As you may know, I co-maintain the uri-generic egg, together with Ivan Raikov. We had just been working on fixing a bug and porting it to CHICKEN 5 when I stumbled across the WHATWG URL specification, an evolution over RFC 3986. I found it hard to believe they dropped the formal grammar from the RFC, so I checked the issue queue and found a closed ticket from 2015.

They replaced the BNF with a series of steps which is several pages long and overly concerned with implementation-specific details.

It really got to me that such an important and basic part of the web stack is so informally specified. So I wrote an appeal to them to restore a formal grammar in this ticket. I think the reasons are worth being spread more widely, so I'm reproducing it here on my blog.

My request

I would like to offer my opinion from an implementor's perspective and hopefully convince the WG to restore a formal grammar. Let me start by providing some background on where I'm coming from. Feel free to skip this next section.

My background

I am the co-maintainer of the uri-generic egg for CHICKEN Scheme. This implementation attempts to follow RFC 3986 to the letter, and this has resulted in what IMO is a very high-quality implementation (at least, as far as parsing is concerned; URL construction still has some known issues). Oftentimes when we ran into issues, we've compared it with other implementations. It turns out that many of these are lacking in some way or another. I think the main reason is that they're not attempting to really implement the formal grammar (even if they claim to be RFC compliant), while we do. We even have a growing repository of alternative implementations using different parser generators which all pass the same test suite! (feel free to now call me a smug Lisp/Scheme weenie :) )

I wasn't aware of the WHATWG spec until I saw it mentioned in a libcurl post. It piqued my interest because I'm always looking for more test cases. The web platform test suite looks like a big, juicy set to start using in our egg's tests. I'd also consider implementing the WHATWG spec if this increases compatibility with other implementations.

What I expect from a spec

As an implementor, I routinely check the RFC's ABNF as a guide to determine what a valid URL should look like. If someone finds a certain URL our implementation doesn't parse, or if it parses an URL that it shouldn't, the first thing I do is go back to the ABNF in the RFC to verify the behaviour. It is compact, to the point and, for a trained eye, it is trivial to quickly determine if a parser should accept a given (sub)string or not.

The collected ABNF of RFC 3986 is a brief three screenful. In contrast, the algorithm in the WHATWG spec is roughly eighteen screenful. It is an overly detailed and nonstandard way of defining a grammar. This makes it harder to determine which language is accepted by this algorithm. It also makes it hard for me to determine what the changes are, compared to the RFC. Implementing the WHATWG spec would (for me) involve a complete rewrite.

The specification is so focused on the mechanics of a specific manual parsing technique that it almost precludes parser generators or other implementations. Parser generators have a long tradition in theory and practice, and can generate efficient language recognisers. Even today, it is an active research field; PEG grammars for example have been "discovered" as recently as 2004.

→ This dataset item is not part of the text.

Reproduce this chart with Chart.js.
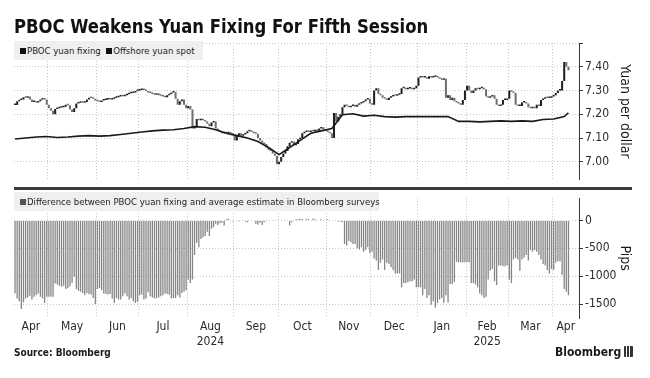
<!DOCTYPE html>
<html>
<head>
<meta charset="utf-8">
<script src="https://cdn.jsdelivr.net/npm/chart.js@4.4.1/dist/chart.umd.min.js"></script>
<style>
  body { margin: 0; width: 650px; height: 378px; position: relative; overflow: hidden; background: #fff;
         font-family: "DejaVu Sans Condensed", "DejaVu Sans", sans-serif; color: #1a1a1a; }
  canvas { position: absolute; left: 0; }
  #top { top: 0; }
  #bottom { top: 189px; }
  #title { position: absolute; left: 14px; top: 14px; font-size: 20px; font-weight: bold; line-height: 24px;
           white-space: nowrap; transform-origin: 0 0; color: #111; }
  .legend { position: absolute; left: 14px; height: 19px; background: #efefef; font-size: 9.5px; line-height: 19px;
            padding-left: 6px; box-sizing: border-box; white-space: nowrap; color: #222; }
  #legTop { top: 41px; width: 189px; }
  #legBottom { top: 192px; width: 365px; }
  .sq { display: inline-block; width: 6px; height: 6px; background: #111; margin-right: 1px; }
  #legBottom .sq { background: #555; }
  #sep { position: absolute; left: 14px; top: 187px; width: 618px; height: 3px; background: #3a3a3a; }
  #source { position: absolute; left: 14px; top: 347px; font-size: 10px; font-weight: bold; }
  #logo { position: absolute; left: 555px; top: 345px; font-size: 12px; font-weight: bold; }
  .icon { display: inline-block; width: 9px; height: 11px; margin-left: 3px; vertical-align: -1px; border-radius: 1px;
          background: linear-gradient(90deg, #333 0 2px, #fff 2px 3px, #333 3px 5px, #fff 5px 6px, #333 6px); }
</style>
</head>
<body>
<canvas id="top" width="650" height="189"></canvas>
<canvas id="bottom" width="650" height="189"></canvas>
<div id="title">PBOC Weakens Yuan Fixing For Fifth Session</div>
<div class="legend" id="legTop"><span class="sq"></span>PBOC yuan fixing&nbsp;&nbsp;<span class="sq"></span>Offshore yuan spot</div>
<div class="legend" id="legBottom"><span class="sq"></span>Difference between PBOC yuan fixing and average estimate in Bloomberg surveys</div>
<div id="sep"></div>
<div id="source">Source: Bloomberg</div>
<div id="logo">Bloomberg<span class="icon"></span></div>
<script>
// one value per weekday, Tue 9 Apr 2024 .. Thu 10 Apr 2025, one line per week
const spotClose = [
  7.239, 7.255, 7.26, 7.262,
  7.272, 7.27, 7.275, 7.262, 7.252,
  7.252, 7.25, 7.255, 7.262, 7.265,
  7.262, 7.24, 7.225, 7.215, 7.2,
  7.222, 7.225, 7.228, 7.23, 7.232,
  7.24, 7.238, 7.22, 7.21, 7.225,
  7.245, 7.248, 7.25, 7.248, 7.252,
  7.262, 7.27, 7.268, 7.265, 7.258,
  7.255, 7.252, 7.258, 7.26, 7.262,
  7.265, 7.262, 7.265, 7.27, 7.272,
  7.275, 7.278, 7.276, 7.28, 7.284,
  7.288, 7.29, 7.292, 7.298, 7.3,
  7.302, 7.305, 7.302, 7.298, 7.292,
  7.29, 7.285, 7.282, 7.288, 7.28,
  7.278, 7.275, 7.272, 7.28, 7.285,
  7.292, 7.295, 7.265, 7.24, 7.255,
  7.262, 7.24, 7.225, 7.235, 7.22,
  7.14, 7.15, 7.18, 7.175, 7.18,
  7.175, 7.17, 7.16, 7.15, 7.165,
  7.17, 7.14, 7.13, 7.125, 7.12,
  7.122, 7.12, 7.125, 7.118, 7.115,
  7.09, 7.11, 7.12, 7.11, 7.115,
  7.12, 7.128, 7.13, 7.125, 7.12,
  7.118, 7.1, 7.09, 7.08, 7.075,
  7.06, 7.05, 7.045, 7.035, 7.025,
  6.99, 7.0, 7.02, 7.035, 7.045,
  7.065, 7.08, 7.085, 7.07, 7.075,
  7.095, 7.1, 7.12, 7.125, 7.13,
  7.125, 7.13, 7.128, 7.135, 7.13,
  7.14, 7.145, 7.135, 7.13, 7.125,
  7.12, 7.1, 7.205, 7.17, 7.19,
  7.2, 7.23, 7.24, 7.235, 7.23,
  7.235, 7.24, 7.232, 7.24, 7.245,
  7.25, 7.255, 7.262, 7.265, 7.245,
  7.24, 7.3, 7.31, 7.285, 7.28,
  7.27, 7.265, 7.26, 7.27, 7.275,
  7.28, 7.278, 7.282, 7.285, 7.31,
  7.31, 7.305, 7.308, 7.31, 7.305,
  7.31, 7.32, 7.355, 7.36, 7.355,
  7.355, 7.35, 7.36, 7.355, 7.358,
  7.36, 7.355, 7.35, 7.345, 7.35,
  7.27, 7.28, 7.26, 7.27, 7.255,
  7.25, 7.245, 7.24, 7.26, 7.3,
  7.32, 7.3, 7.29, 7.3, 7.31,
  7.305, 7.31, 7.31, 7.305, 7.275,
  7.27, 7.275, 7.28, 7.265, 7.24,
  7.235, 7.24, 7.26, 7.26, 7.265,
  7.3, 7.295, 7.29, 7.24, 7.235,
  7.235, 7.25, 7.25, 7.245, 7.23,
  7.225, 7.228, 7.225, 7.24, 7.235,
  7.26, 7.265, 7.27, 7.268, 7.27,
  7.275, 7.28, 7.29, 7.3, 7.3,
  7.34, 7.42, 7.4, 7.385
];

const fixingDiff = [
  -1310, -1400, -1450, -1590,
  -1470, -1400, -1380, -1350, -1420,
  -1370, -1340, -1310, -1370, -1400,
  -1480, -1370, -1370, -1370, -1370,
  -1130, -1150, -1170, -1190, -1170,
  -1230, -1210, -1180, -1120, -1010,
  -1230, -1260, -1280, -1300, -1340,
  -1300, -1320, -1330, -1390, -1500,
  -1230, -1210, -1250, -1310, -1320,
  -1330, -1320, -1400, -1480, -1390,
  -1420, -1420, -1360, -1310, -1360,
  -1420, -1390, -1450, -1480, -1460,
  -1340, -1330, -1420, -1400, -1290,
  -1360, -1380, -1400, -1390, -1380,
  -1360, -1340, -1310, -1320, -1330,
  -1400, -1390, -1390, -1340, -1380,
  -1300, -1280, -1250, -1060, -1120,
  -1060, -620, -400, -480, -330,
  -300, -280, -200, -280, -150,
  -120, -60, -80, -50, -40,
  -90, 20, 30, 10, -20,
  -10, 10, -20, 0, 10,
  -20, -30, -10, 0, -10,
  -60, -70, -40, -80, -30,
  -10, 0, 10, -10, 0,
  10, 0, 0, 0, 0,
  -10, -90, -30, 10, 20,
  20, 30, 20, 10, 30,
  20, 10, 30, 20, 10,
  10, 20, 0, -10, 20,
  10, 0, -10, -10, -20,
  -20, -30, -420, -450, -370,
  -390, -420, -420, -500, -520,
  -480, -560, -530, -480, -590,
  -560, -680, -720, -890, -760,
  -700, -890, -760, -780, -840,
  -890, -950, -950, -950, -1200,
  -1120, -1120, -1110, -1090, -1090,
  -1060, -1200, -1200, -1200, -1340,
  -1230, -1390, -1340, -1510, -1450,
  -1560, -1480, -1420, -1390, -1480,
  -1340, -1470, -1140, -1140, -1100,
  -740, -750, -750, -750, -750,
  -750, -750, -1120, -1120, -1150,
  -1200, -1310, -1340, -1390, -1370,
  -1060, -900, -870, -1090, -1160,
  -810, -810, -820, -820, -810,
  -1060, -1120, -700, -670, -700,
  -900, -700, -670, -620, -720,
  -530, -560, -530, -560, -620,
  -700, -780, -810, -890, -950,
  -870, -890, -760, -730, -730,
  -980, -1230, -1280, -1340
];

// PBOC fixing, every Tuesday from 9 Apr 2024, plus the 10 Apr 2025 print
const fixingWeekly = [
  7.096, 7.100, 7.104, 7.106, 7.102, 7.104, 7.108, 7.110, 7.108, 7.110,
  7.115, 7.120, 7.125, 7.130, 7.133, 7.135, 7.140, 7.148, 7.145, 7.135,
  7.120, 7.110, 7.100, 7.085, 7.060, 7.030, 7.060, 7.090, 7.120, 7.130,
  7.140, 7.198, 7.202, 7.192, 7.196, 7.190, 7.188, 7.190, 7.190, 7.190,
  7.190, 7.190, 7.170, 7.170, 7.168, 7.170, 7.172, 7.170, 7.172, 7.170,
  7.178, 7.180, 7.190
];
const fixingLatest = 7.206;

const monthLabels = ['Apr', 'May', 'Jun', 'Jul', 'Aug', 'Sep', 'Oct', 'Nov', 'Dec', 'Jan', 'Feb', 'Mar', 'Apr'];
const yearLabels = ['', '', '', '', '2024', '', '', '', '', '', '2025', '', ''];
const spotTicks = [7.0, 7.1, 7.2, 7.3, 7.4, 7.5];
const spotTickLabels = ['7.00', '7.10', '7.20', '7.30', '7.40', ''];
const pipTicks = [-1500, -1000, -500, 0];
const pipTickLabels = ['-1500', '-1000', '-500', '0'];

// ---- weekdays, Bloomberg style axis: one slot per weekday
const DAY = 864e5;
const weekdays = [];
for (let t = Date.UTC(2024, 3, 9); t <= Date.UTC(2025, 3, 10); t += DAY) {
  const wd = new Date(t).getUTCDay();
  wd !== 0 && wd !== 6 && weekdays.push(new Date(t));
}
if (weekdays.length !== spotClose.length || weekdays.length !== fixingDiff.length) {
  console.error('length mismatch', weekdays.length, spotClose.length, fixingDiff.length);
}

const xMin = -0.5;
const xMax = 267;

// month boundaries sit half a slot before the first weekday of each month
const monthStarts = [xMin];
weekdays.forEach((d, i) => {
  if (i && d.getUTCMonth() !== weekdays[i - 1].getUTCMonth()) monthStarts.push(i - 0.5);
});
monthStarts.push(xMax);

const xTicks = [];
monthLabels.forEach((m, i) => {
  if (i) xTicks.push({ value: monthStarts[i], label: '', start: true });
  const text = yearLabels[i] ? [m, yearLabels[i]] : m;
  xTicks.push({ value: (monthStarts[i] + monthStarts[i + 1]) / 2, label: text, start: false });
});

const spotBars = spotClose.map((v, i) => ({ x: i, y: [i ? spotClose[i - 1] : v, v] }));
const diffBars = fixingDiff.map((v, i) => ({ x: i, y: v }));
const fixingPoints = fixingWeekly.map((v, k) => ({ x: 5 * k, y: v }));
fixingPoints.push({ x: weekdays.length - 1, y: fixingLatest });

// ---- styling
const gridColor = '#c6c6c6';
const axisColor = '#3a3a3a';
Chart.defaults.font.family = "'DejaVu Sans Condensed', 'DejaVu Sans', sans-serif";
Chart.defaults.font.size = 12;
Chart.defaults.color = '#2a2a2a';

const makeX = (showLabels) => ({
  type: 'linear',
  min: xMin,
  max: xMax,
  offset: false,
  grid: {
    offset: false,
    drawTicks: false,
    color: (ctx) => (xTicks[ctx.index] && xTicks[ctx.index].start ? gridColor : 'rgba(0,0,0,0)')
  },
  border: { display: false, dash: [1, 2] },
  afterBuildTicks: (scale) => {
    scale.ticks = xTicks.map((t) => ({ value: t.value }));
  },
  afterFit: (scale) => {
    scale.height = showLabels ? 40 : 0;
  },
  ticks: {
    display: showLabels,
    autoSkip: false,
    maxRotation: 0,
    padding: 2,
    callback: (v, i) => xTicks[i].label
  }
});

const makeY = (min, max, ticks, labels, title) => ({
  type: 'linear',
  position: 'right',
  min: min,
  max: max,
  afterBuildTicks: (scale) => {
    scale.ticks = ticks.map((v) => ({ value: v }));
  },
  afterFit: (scale) => {
    scale.width = 71;
  },
  grid: { color: gridColor, tickColor: axisColor, tickLength: 4, tickBorderDash: [] },
  border: { display: true, color: axisColor, dash: [1, 2] },
  ticks: { padding: 2, callback: (v, i) => labels[i] },
  title: { display: true, text: title, font: { size: 14 }, color: '#1a1a1a', padding: { top: 17, bottom: 0 } }
});

const common = {
  responsive: false,
  animation: false,
  events: [],
  plugins: { legend: { display: false }, tooltip: { enabled: false } }
};

new Chart(document.getElementById('top'), {
  type: 'bar',
  data: {
    datasets: [
      {
        type: 'line',
        label: 'PBOC yuan fixing',
        data: fixingPoints,
        borderColor: '#1a1a1a',
        borderWidth: 1.6,
        pointRadius: 0,
        tension: 0,
        order: 0
      },
      {
        type: 'bar',
        label: 'Offshore yuan spot',
        data: spotBars,
        backgroundColor: (ctx) => (ctx.raw && ctx.raw.y[1] >= ctx.raw.y[0] ? '#1e1e1e' : '#6e6e6e'),
        barThickness: 2,
        minBarLength: 1.5,
        inflateAmount: 0,
        order: 1
      }
    ]
  },
  options: {
    ...common,
    layout: { padding: { left: 14, right: 0, top: 43, bottom: 2 } },
    scales: {
      x: makeX(false),
      y: makeY(6.924, 7.5, spotTicks, spotTickLabels, 'Yuan per dollar')
    }
  }
});

new Chart(document.getElementById('bottom'), {
  type: 'bar',
  data: {
    datasets: [
      {
        label: 'Difference between PBOC yuan fixing and average estimate in Bloomberg surveys',
        data: diffBars,
        backgroundColor: '#858585',
        barThickness: 1.3,
        inflateAmount: 0
      }
    ]
  },
  options: {
    ...common,
    layout: { padding: { left: 14, right: 0, top: 0, bottom: 20 } },
    scales: {
      x: makeX(true),
      y: makeY(-1750, 400, pipTicks, pipTickLabels, 'Pips')
    }
  }
});

// squeeze title to the reference width
const title = document.getElementById('title');
title.style.transform = 'scaleX(' + (414 / title.offsetWidth) + ')';
</script>
</body>
</html>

The way I think about it is that the purpose of this spec is to define what a URL "officially" looks like. So, as an implementor, I don't understand the hesitation to supply a formal grammar. Not having one will likely result in different people interpreting the spec differently. This results in _less_ interoperability, which defeats the point of a spec.

Other reasons why I think a formal grammar is important

Finally, I would like to emphasise the importance of parsers based on formal grammars over ad hoc ones for security reasons. Let's say you have a pipeline of multiple processors which use different URL parsers. For example, you might have a HTML parser on a comment form which cleans URLs by dropping JavaScript and data URLs, among other things, or a mail client which blocks intranet or file system-local URLs before invoking an HTML viewer. If these are all ad hoc "informal" parsers that try to "fix" syntactically invalid URLs, it is nigh-impossible to verify that filtering them for "safe" URLs is correct. That's because it's impossible to decide which language is really accepted by an ad hoc implementation. An implementation further down the stack might interpret an URL (radically) different from one up the stack and you have a nice little exploit in the making.

If you're not convinced by my measly attempts at explaining this idea, please watch the talk "The Science of Insecurity". Meredith Patterson states the case much more eloquently than I ever could. This talk was an absolute eye-opener for me.

With this context, it baffled me to read the statement that "there are several large parts of the spec that cannot be captured by any kind of grammar". This is literally equivalent to saying "we can't know if an URL will be valid without evaluating the algorithm". This means you cheerfully drag the halting problem into what should be a simple, straightforward notation (come on, URLs aren't that ill-defined!). As far as I can tell, the RFC defines a regular grammar. The decision to go from a regular to an unrestricted grammar should not be taken lightly!